Right now specialized setups and finely-tuned models might make sense for bridging the gap between "almost there" and "good enough", but the overall trend seems to be moving toward general-purpose LLMs becoming “good enough” to handle most of these tasks. Over time, the gap between a highly specialized model and a general-purpose one seems to shrink for the level of expertise most people are looking for.
No doubt there may still be some customization for more novel creative applications (and the author even touches on one I expect to see-emulating the dreamlike aesthetic of early generative AI). But novel creativity is a small minority of "My AI Setup" type articles that I see at the moment.
I just started reading "The Brief Wondrous Life of Oscar Wao" by Junot Diaz, and it is about a kid who is into subcultures within a strong Dominican community inside a larger NYC community. Interesting parallels.
I also experience culture shock when I moved to the UK. I left Australia which was still "pre-emo", and arrived in the UK and was confused as to why goths were running around with fat pants, pokemon backpacks and riding skateboards. It took me a little while to realise there was a next generation subculture already established.
Sometimes the peer group can be remote. The only emo kid in Baghdad is a unique snowflake relative to other Baghdadis, but is following a fashion code vetted by people on Tumblr.

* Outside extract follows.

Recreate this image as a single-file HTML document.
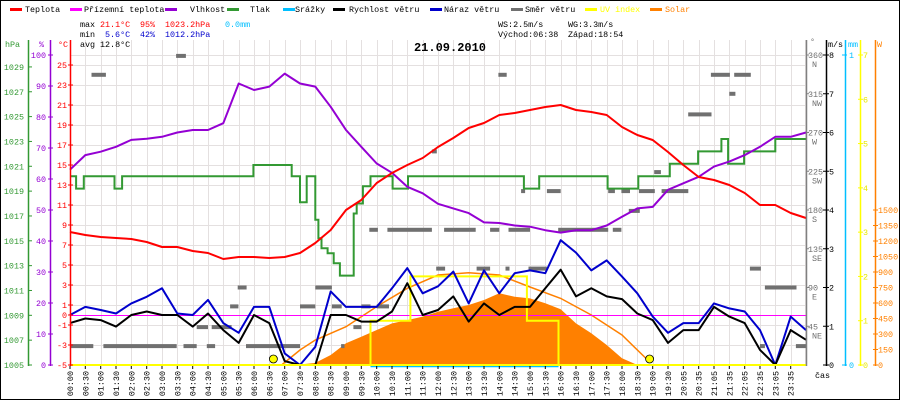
<!DOCTYPE html>
<html><head><meta charset="utf-8"><style>
html,body{margin:0;padding:0;background:#fff}
#wrap{position:relative;width:900px;height:400px;overflow:hidden}
svg{display:block}
text{font-family:"Liberation Mono",monospace;font-size:8.4px}
text.title{font-size:12px;font-weight:bold}
</style></head><body>
<div id="wrap">
<svg id="c" width="900" height="400" viewBox="0 0 900 400"></svg>
</div>
<script>
// ---- data ----
const halfHours = [0,0.5,1,1.5,2,2.5,3,3.5,4,4.5,5,5.5,6,6.5,7,7.5,8,8.5,9,9.5,10,10.5,11,11.5,12,12.5,13,13.5,14,14.5,15,15.5,16,16.5,17,17.5,18,18.5,19,19.5,20,20.5,21,21.5,22,22.5,23,23.5,24];
const tempVals = [8.3,8.0,7.8,7.7,7.6,7.3,6.8,6.8,6.4,6.2,5.6,5.8,5.8,5.7,5.8,6.2,7.2,8.5,10.5,11.5,13.2,14.2,15,15.7,16.8,17.7,18.7,19.2,20,20.2,20.5,20.8,21,20.5,20.3,20,18.8,18,17.5,16.3,15,13.8,13.5,13,12.2,11,11,10.2,9.7];
const humVals = [63,67.7,68.8,70.4,72.6,73,73.6,75,75.8,75.8,78,90.8,88.7,89.8,94,90.8,89.8,83.3,75.8,70.4,65,62,57.5,55.4,52,50.5,49,46,45.8,45,44.6,43.5,42.7,43.5,43.5,45,47.8,50.5,51,56.5,58.6,60.7,64,65.6,67.7,70.4,73.6,73.6,75];
const windVals = [1.08,1.2,1.16,0.99,1.29,1.38,1.29,1.29,0.99,1.33,0.9,0.57,1.29,1.08,0.1,0,0,1.29,1.29,1.12,1.12,1.38,2.11,1.29,1.42,1.77,1.12,1.59,1.29,1.5,1.5,1.98,2.46,1.77,1.98,1.77,1.7,1.33,1.16,0.57,0.9,0.9,1.5,1.25,1.08,0.39,0,0.9,0.65];
const gustVals = [1.29,1.5,1.42,1.33,1.59,1.76,1.98,1.33,1.29,1.68,1.08,0.83,1.5,1.5,0.3,0,0.47,1.9,1.5,1.5,1.5,1.98,2.5,1.85,2.03,2.41,1.59,2.44,1.85,2.37,2.44,2.37,3.22,2.9,2.44,2.7,2.28,1.85,1.25,0.83,1.08,1.08,1.59,1.46,1.38,0.9,0,1.25,0.9];
const pressTimes = [0,0.2,0.45,1.45,1.7,5.98,7.23,7.5,7.72,8.0,8.1,8.2,8.4,8.6,8.8,9.25,9.35,9.55,9.8,10.52,11.02,14.8,15.3,17.53,18.53,19.56,20.48,21.24,21.46,21.98,23.0];
const pressVals = [1020.2,1019.2,1020.2,1019.2,1020.2,1021.1,1020.2,1018.1,1020.2,1016.7,1015.2,1014.4,1014.0,1013.2,1012.2,1017.2,1018.0,1019.4,1020.2,1019.2,1020.2,1019.2,1020.2,1019.2,1020.2,1021.2,1022.2,1023.2,1021.2,1022.2,1023.2];
const solarTimes = [7.5,8,8.5,9,9.5,10,10.5,11,11.5,12,12.5,13,13.5,14,14.5,15,15.5,16,16.5,17,17.5,18,18.5];
const solarVals = [5,20,97,210,274,339,403,435,468,516,549,581,629,694,661,645,597,540,403,307,194,65,0];
const solarMaxTimes = [6.9,7.5,8,9,10,11,12,13,14,15,16,17,18,18.9];
const solarMaxVals = [0,145,242,371,565,742,871,892,871,755,645,484,290,30];
const uvTimes = [0,9.8,11.1,14.9,15.93];
const uvVals = [0,1,2,1,0];
const dirStart = [0.7,3.46,0,1.09,3.7,4.46,4.13,4.62,5.22,5.47,5.74,7.5,8.0,8.54,9.5,10.0,9.24,8.84,9.76,10.35,12.2,13.7,14.3,11.94,13.26,14.2,14.95,11.8,13.97,14.71,15.55,15.92,17.7,17.55,17.98,18.55,19.29,18.22,19.05,20.16,20.9,21.5,21.66,22.17,22.66,22.5,23.67];
const dirEnd = [1.17,3.78,0.76,3.48,4.13,4.73,4.5,5.27,5.49,5.76,7.5,8.0,8.54,8.86,9.8,10.4,9.5,8.95,10.04,11.8,13.23,14.0,15.0,12.23,13.7,14.33,15.55,11.96,14.24,14.84,16.0,17.55,17.98,17.77,18.26,19.07,20.16,18.58,19.27,20.92,21.52,21.7,22.2,22.53,23.69,22.66,24];
const dirDeg = [337,359,22,22,22,22,44,44,68,90,22,68,90,68,68,68,44,22,157,157,157,157,157,112,112,112,112,248,337,202,202,157,157,202,202,202,202,179,224,291,337,315,337,112,90,22,22];
const timeLabels = ["00:00","00:30","01:00","01:30","02:00","02:30","03:00","03:30","04:00","04:30","05:00","05:30","06:00","06:30","07:00","07:30","08:00","08:30","09:00","09:30","10:00","10:30","11:00","11:30","12:00","12:30","13:00","13:30","14:00","14:30","15:00","15:30","16:00","16:30","17:00","17:30","18:00","18:30","19:00","19:30","20:05","20:35","21:05","21:35","22:05","22:35","23:05","23:35"];
const hpaTicks = [1029,1027,1025,1023,1021,1019,1017,1015,1013,1011,1009,1007,1005];
const humTicks = [100,90,80,70,60,50,40,30,20,10,0];
const tempTicks = [25,23,21,19,17,15,13,11,9,7,5,3,1,0,-1,-3,-5];
const dirTicks = [360,315,270,225,180,135,90,45];
const dirNames = ["N","NW","W","SW","S","SE","E","NE"];
const msTicks = [8,7,6,5,4,3,2,1,0];
const uvTicks = [7,6,5,4,3,2,1,0];
const wTicks = [1500,1350,1200,1050,900,750,600,450,300,150,0];
const sunTimes = [6.633,18.9];

// ---- scales ----
const X = h => 70 + h*30.667;
const yT = t => 315 - 10*t;
const yH = v => 365 - 3.1*v;
const yP = p => 365 - (p-1005)*12.42;
const yD = d => 365 - d*310/360;
const yW = v => 365 - v*38.75;
const yS = w => 365 - w*155/1500;
const yU = u => 365 - u*310/7;

const svg = document.getElementById('c');
const NS = 'http://www.w3.org/2000/svg';
function mk(tag, attrs, parent){
  const e = document.createElementNS(NS, tag);
  for (const k in attrs) e.setAttribute(k, attrs[k]);
  (parent||svg).appendChild(e);
  return e;
}
function txt(x,y,s,fill,anchor,extra){
  const t = mk('text',Object.assign({x:x,y:y,fill:fill||'#000','text-anchor':anchor||'start'},extra||{}));
  t.textContent = s;
  return t;
}

// border
let e = mk('rect',{x:0.5,y:0.5,width:899,height:399,fill:'#fff',stroke:'#000'});



// grid
const grid = mk('g',{stroke:'#e4e0e0','stroke-width':1});


for (let i=0;i<timeLabels.length;i++){ const gx=Math.round(70+i*15.333)+0.5; mk('line',{x1:gx,y1:40,x2:gx,y2:365},grid); }
mk('line',{x1:805.5,y1:40,x2:805.5,y2:365},grid);
for (let t=-5;t<=25;t+=2){ const gy=yT(t)+0.5; mk('line',{x1:70,y1:gy,x2:806,y2:gy},grid); }
mk('line',{x1:70,y1:55.5,x2:806,y2:55.5},grid);

// solar fill
let d = 'M'+X(solarTimes[0])+',365';
solarTimes.forEach((t,i)=>{ d+=' L'+X(t).toFixed(1)+','+yS(solarVals[i]).toFixed(1); });
d += ' L'+X(solarTimes[solarTimes.length-1])+',365 Z';
e = mk('path',{d:d,fill:'#ff8000',stroke:'none'});



// solar max curve
e = mk('polyline',{points:solarMaxTimes.map((t,i)=>X(t).toFixed(1)+','+yS(solarMaxVals[i]).toFixed(1)).join(' '),fill:'none',stroke:'#ff8000','stroke-width':1.5});



// wind direction dashes
const dg = mk('g',{fill:'#707070'});


dirStart.forEach((s,i)=>{
  const r = mk('rect',{x:X(s).toFixed(1),y:(yD(dirDeg[i])-2).toFixed(1),width:Math.max(3,X(dirEnd[i])-X(s)).toFixed(1),height:4},dg);
  
  
});

// ground temp line (0 C)
e = mk('line',{x1:70,y1:315.5,x2:806,y2:315.5,stroke:'#ff00ff','stroke-width':1});



function poly(times, vals, yf, color, w, name){
  const p = mk('polyline',{points:times.map((t,i)=>X(t).toFixed(1)+','+yf(vals[i]).toFixed(1)).join(' '),fill:'none',stroke:color,'stroke-width':w,'stroke-linejoin':'round'});
  
  
  return p;
}
function stepPath(times, vals, yf, end){
  let s='';
  times.forEach((t,i)=>{
    const x=X(t).toFixed(1), y=yf(vals[i]).toFixed(1);
    s += (i===0?'M':' L')+x+','+(i===0?y:yf(vals[i-1]).toFixed(1))+' L'+x+','+y;
  });
  s += ' L'+X(end).toFixed(1)+','+yf(vals[vals.length-1]).toFixed(1);
  return s;
}

// UV step
e = mk('path',{d:stepPath(uvTimes,uvVals,yU,24),fill:'none',stroke:'#ffff00','stroke-width':2});


// precip line
e = mk('line',{x1:X(9.8),y1:366.5,x2:X(15.93),y2:366.5,stroke:'#00bfff','stroke-width':1.5});



// pressure
e = mk('path',{d:stepPath(pressTimes,pressVals,yP,24),fill:'none',stroke:'#339933','stroke-width':2});



poly(halfHours,gustVals,yW,'#0000cc',2,'wind-gust-series');
poly(halfHours,windVals,yW,'#000000',2,'wind-speed-series');
poly(halfHours,humVals,yH,'#9400d3',2,'humidity-series');
poly(halfHours,tempVals,yT,'#ff0000',2,'temperature-series');

// sun markers
sunTimes.forEach((t,i)=>{
  const c = mk('circle',{cx:X(t).toFixed(1),cy:359,r:4,fill:'#ffff00',stroke:'#000','stroke-width':0.8});
  
  
});

// bottom axis (yellow) and time labels
e = mk('line',{x1:70,y1:365,x2:806,y2:365,stroke:'#ffff00','stroke-width':2});


const xl = mk('g',{});


timeLabels.forEach((s,i)=>{
  const cx = 70+i*15.333;
  mk('line',{x1:cx.toFixed(1),y1:366,x2:cx.toFixed(1),y2:369,stroke:'#000'},xl);
  const t = mk('text',{x:0,y:0,'text-anchor':'end',fill:'#000',transform:'translate('+(cx+3).toFixed(1)+',371) rotate(-90)'},xl);
  t.textContent = s;
  
  
});
e = txt(815,378,'čas','#000','start');



// left axes
function axisLine(x,color,name){ const l=mk('line',{x1:x+0.5,y1:40,x2:x+0.5,y2:366,stroke:color,'stroke-width':1.5});   }
axisLine(28,'#339933','pressure-axis');
axisLine(50,'#9400d3','humidity-axis');
axisLine(70,'#ff0000','temperature-axis');
hpaTicks.forEach(v=>{ const y=yP(v); mk('line',{x1:28,y1:y,x2:32,y2:y,stroke:'#339933'}); const t=txt(24,y+3,String(v),'#339933','end');   });
humTicks.forEach(v=>{ const y=yH(v); mk('line',{x1:48,y1:y,x2:53,y2:y,stroke:'#9400d3'}); const t=txt(46,y+3,String(v),'#9400d3','end');   });
tempTicks.forEach(v=>{ const y=yT(v); mk('line',{x1:68,y1:y,x2:73,y2:y,stroke:'#ff0000'}); const t=txt(67,y+3,String(v),'#ff0000','end');   });
e=txt(5,47,'hPa','#339933');  
e=txt(39,47,'%','#9400d3');  
e=txt(58,47,'°C','#ff0000');  

// right axes
axisLine(806,'#808080','direction-axis');
axisLine(826,'#000000','wind-speed-axis');
axisLine(845,'#00bfff','precip-axis');
axisLine(860,'#ffff00','uv-axis');
axisLine(875,'#ff8000','solar-axis');
dirTicks.forEach((v,i)=>{ const y=yD(v); mk('line',{x1:806,y1:y,x2:809,y2:y,stroke:'#808080'}); const t=txt(808,y+3,String(v),'#707070');   const n=txt(812,y+12,dirNames[i],'#707070');   });
msTicks.forEach(v=>{ const y=yW(v); mk('line',{x1:823,y1:y,x2:829,y2:y,stroke:'#000'}); const t=txt(829,y+3,String(v),'#000');   });
[[1,55],[0,365]].forEach(a=>{ mk('line',{x1:842,y1:a[1],x2:847,y2:a[1],stroke:'#00bfff'}); const t=txt(849,a[1]+3,String(a[0]),'#00bfff');   });
uvTicks.forEach(v=>{ const y=yU(v); mk('line',{x1:858,y1:y,x2:863,y2:y,stroke:'#ffff00'}); const t=txt(863,y+3,String(v),'#e8e800');   });
wTicks.forEach(v=>{ const y=yS(v); mk('line',{x1:873,y1:y,x2:878,y2:y,stroke:'#ff8000'}); const t=txt(878,y+3,String(v),'#ff8000');   });
e=txt(810,44,'°','#707070');  
e=txt(828,47,'m/s','#000');  
e=txt(848,47,'mm','#00bfff');  
e=txt(877,47,'W','#ff8000');  

// legend
const legend = [['Teplota','#ff0000',10,25],['Přízemní teplota','#ff00ff',70,84],['Vlhkost','#9400d3',165,190],['Tlak','#339933',227,250],['Srážky','#00bfff',283,295],['Rychlost větru','#000000',333,349],['Náraz větru','#0000cc',430,444],['Směr větru','#707070',511,525],['UV index','#ffff00',585,600],['Solar','#ff8000',650,665]];
legend.forEach(l=>{
  const g = mk('g',{});
  
  
  mk('rect',{x:l[2],y:8,width:12,height:3,fill:l[1]},g);
  const t = mk('text',{x:l[3],y:12,fill:(l[1]==='#ffff00'||l[1]==='#ff8000')?l[1]:'#000'},g);
  t.textContent = l[0];
});

// stats
const st = [[80,27,'max','#000'],[100,27,'21.1°C','#ff0000'],[140,27,'95%','#ff0000'],[165,27,'1023.2hPa','#ff0000'],[225,27,'0.0mm','#00bfff'],
            [80,37,'min','#000'],[105,37,'5.6°C','#0000cc'],[140,37,'42%','#0000cc'],[165,37,'1012.2hPa','#0000cc'],
            [80,47,'avg','#000'],[100,47,'12.8°C','#000'],
            [498,27,'WS:2.5m/s','#000'],[568,27,'WG:3.3m/s','#000'],[498,37,'Východ:06:38','#000'],[568,37,'Západ:18:54','#000']];
st.forEach(s=>{ const t=txt(s[0],s[1],s[2],s[3]);   });
e = txt(450,51,'21.09.2010','#000','middle',{'class':'title'});


</script>
</body></html>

sure there are groups online that i can and am joining, hackernews is one, there were (and are) even local groups where i fit in better. but even in those groups i am only appearing to conform to the outside observer. inside i often take on a non-conformist position, in part by conviction, in part because that's how i grew up. i was always the outsider, and i am comfortable in that role. all i need is an environment where being an outsider is accepted. in every group that i am joining, i am there because i believe in the idea the group represents, not because of the relationship i have with its members. i would remain there even if everyone else left.
Fashion is just a person broadcasting to others: I am like you, or, I am not like you: a way of finding peers (and acting as a red flag for the more closed-minded).
I see a deeper point in the person inside, if that makes sense. Fashion is just a filter.